Dataset content -

***

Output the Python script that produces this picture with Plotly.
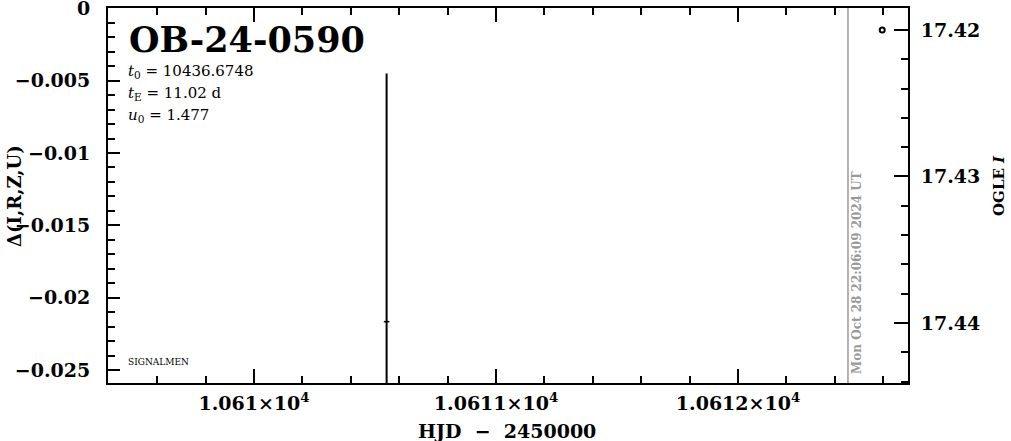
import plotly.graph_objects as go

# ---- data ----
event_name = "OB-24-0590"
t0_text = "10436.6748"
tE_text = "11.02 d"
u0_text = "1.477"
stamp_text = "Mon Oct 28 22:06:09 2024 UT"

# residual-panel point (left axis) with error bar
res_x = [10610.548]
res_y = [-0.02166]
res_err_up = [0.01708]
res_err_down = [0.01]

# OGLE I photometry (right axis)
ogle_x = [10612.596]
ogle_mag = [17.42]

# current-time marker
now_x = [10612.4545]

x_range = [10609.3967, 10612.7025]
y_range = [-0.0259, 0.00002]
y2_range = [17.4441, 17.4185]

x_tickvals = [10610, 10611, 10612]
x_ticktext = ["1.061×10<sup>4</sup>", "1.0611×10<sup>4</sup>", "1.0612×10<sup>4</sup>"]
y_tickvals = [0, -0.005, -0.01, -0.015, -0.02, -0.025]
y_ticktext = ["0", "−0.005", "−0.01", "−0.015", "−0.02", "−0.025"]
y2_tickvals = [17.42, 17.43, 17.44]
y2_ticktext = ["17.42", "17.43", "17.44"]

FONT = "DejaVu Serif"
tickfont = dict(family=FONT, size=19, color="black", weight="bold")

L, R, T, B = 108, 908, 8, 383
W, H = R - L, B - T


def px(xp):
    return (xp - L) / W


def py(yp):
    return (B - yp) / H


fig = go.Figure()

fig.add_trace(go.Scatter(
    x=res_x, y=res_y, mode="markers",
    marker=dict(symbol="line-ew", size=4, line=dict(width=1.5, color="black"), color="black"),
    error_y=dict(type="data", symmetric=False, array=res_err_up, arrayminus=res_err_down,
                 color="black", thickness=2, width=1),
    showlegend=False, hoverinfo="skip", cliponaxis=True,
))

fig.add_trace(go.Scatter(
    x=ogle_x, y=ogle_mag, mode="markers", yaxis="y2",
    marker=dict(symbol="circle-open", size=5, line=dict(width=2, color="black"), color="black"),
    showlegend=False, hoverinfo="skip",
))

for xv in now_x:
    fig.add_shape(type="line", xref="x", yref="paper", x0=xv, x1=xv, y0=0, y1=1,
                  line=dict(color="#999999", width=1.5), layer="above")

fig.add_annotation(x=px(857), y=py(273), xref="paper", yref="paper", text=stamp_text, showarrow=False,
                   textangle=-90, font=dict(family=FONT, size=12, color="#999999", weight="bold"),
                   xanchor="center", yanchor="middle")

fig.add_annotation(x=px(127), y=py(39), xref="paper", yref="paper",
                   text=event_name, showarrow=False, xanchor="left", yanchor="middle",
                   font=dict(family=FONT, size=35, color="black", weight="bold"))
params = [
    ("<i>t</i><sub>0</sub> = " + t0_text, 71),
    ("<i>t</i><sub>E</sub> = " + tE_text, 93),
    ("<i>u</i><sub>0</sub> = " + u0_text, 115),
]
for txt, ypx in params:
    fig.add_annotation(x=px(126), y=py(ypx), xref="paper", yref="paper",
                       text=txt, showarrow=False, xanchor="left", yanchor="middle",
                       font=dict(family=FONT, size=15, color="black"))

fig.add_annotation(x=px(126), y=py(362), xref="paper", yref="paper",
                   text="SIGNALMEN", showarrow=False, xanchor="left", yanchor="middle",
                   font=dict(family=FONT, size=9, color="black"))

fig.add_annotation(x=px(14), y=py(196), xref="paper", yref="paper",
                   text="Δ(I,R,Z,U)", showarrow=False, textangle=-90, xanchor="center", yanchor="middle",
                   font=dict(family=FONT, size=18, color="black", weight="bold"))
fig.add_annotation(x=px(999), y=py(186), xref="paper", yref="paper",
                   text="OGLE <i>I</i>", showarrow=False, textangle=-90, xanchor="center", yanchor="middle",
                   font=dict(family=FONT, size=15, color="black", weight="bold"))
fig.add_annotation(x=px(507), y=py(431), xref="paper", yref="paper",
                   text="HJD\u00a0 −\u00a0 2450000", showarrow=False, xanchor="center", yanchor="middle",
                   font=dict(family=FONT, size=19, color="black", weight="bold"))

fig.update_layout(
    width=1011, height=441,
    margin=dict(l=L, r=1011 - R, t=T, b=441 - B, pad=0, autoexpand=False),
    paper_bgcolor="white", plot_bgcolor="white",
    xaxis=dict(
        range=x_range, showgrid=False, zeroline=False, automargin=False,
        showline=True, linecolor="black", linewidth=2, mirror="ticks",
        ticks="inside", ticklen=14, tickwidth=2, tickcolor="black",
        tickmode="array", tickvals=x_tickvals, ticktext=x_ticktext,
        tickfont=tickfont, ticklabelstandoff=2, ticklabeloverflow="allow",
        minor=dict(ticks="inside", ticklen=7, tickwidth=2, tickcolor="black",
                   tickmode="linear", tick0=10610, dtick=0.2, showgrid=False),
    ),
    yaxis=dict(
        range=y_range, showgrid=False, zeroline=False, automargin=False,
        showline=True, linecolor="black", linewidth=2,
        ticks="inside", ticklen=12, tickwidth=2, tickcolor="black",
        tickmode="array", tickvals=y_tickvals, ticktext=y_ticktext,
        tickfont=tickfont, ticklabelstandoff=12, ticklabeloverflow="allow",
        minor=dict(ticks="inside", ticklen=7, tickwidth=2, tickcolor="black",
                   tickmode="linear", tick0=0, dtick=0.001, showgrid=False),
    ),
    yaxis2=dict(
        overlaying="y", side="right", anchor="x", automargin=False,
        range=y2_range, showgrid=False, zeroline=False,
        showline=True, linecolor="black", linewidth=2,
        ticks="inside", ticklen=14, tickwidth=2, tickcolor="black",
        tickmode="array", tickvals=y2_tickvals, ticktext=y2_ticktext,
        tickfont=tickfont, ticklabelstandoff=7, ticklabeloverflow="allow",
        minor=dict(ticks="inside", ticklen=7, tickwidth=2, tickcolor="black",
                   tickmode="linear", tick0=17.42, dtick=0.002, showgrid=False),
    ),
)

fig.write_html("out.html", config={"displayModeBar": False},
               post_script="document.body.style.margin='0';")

***

Task requirements -
Pick out every line holding the string "with" and return it.

Response to the task -
Output the Python script that produces this picture with Plotly.
# residual-panel point (left axis) with error bar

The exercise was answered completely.